Friday, August 13, 2010
Desert Water Torture
Despite liberal application of the tried and true method "Ignore it and Hope It Gets Better," the outdoor faucet's drip has turned to a gush and is now a pretty much constantly hissing flow. For a few days, I have periodically moved the end of the hose around to the base of different plants, pretending like my plumbing malfunction is actually some kind of sophisticated drip irrigation system... but seeing the Water Meter Man walking around the neighborhood in his orange shirt and metal meter-picker-upper-to-reader pole reminded me that eventually I will have to pay for these indiscretions. Ironically, having hit the August blues, my motivation to fix any last darn thing in this house is all dried up.
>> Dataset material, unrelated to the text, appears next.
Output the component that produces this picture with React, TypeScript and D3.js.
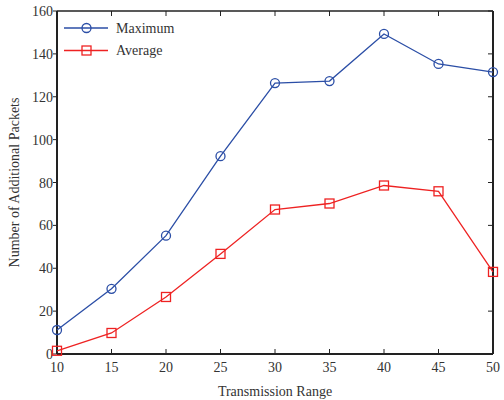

Let me emphasize that analogy: Leak is gush; motivation goes "uggghhh." It's kind of like the noise the rest of the faucets in the house now make when I try to turn them on, having found a simple solution to the outdoor leak: I turned off the water main to the whole house. Presto! No more leak. The side effects, however, will soon become unlivable. You see, I've gotten used to flushing the toilet and washing the dishes. In about 15 minutes, I will be forced to address this problem, for real. I do now know a thing or two about teflon tape, and I own a pipe wrench. For the next 15 minutes, however, I am going to enjoy a moment of blissful desert oblivion.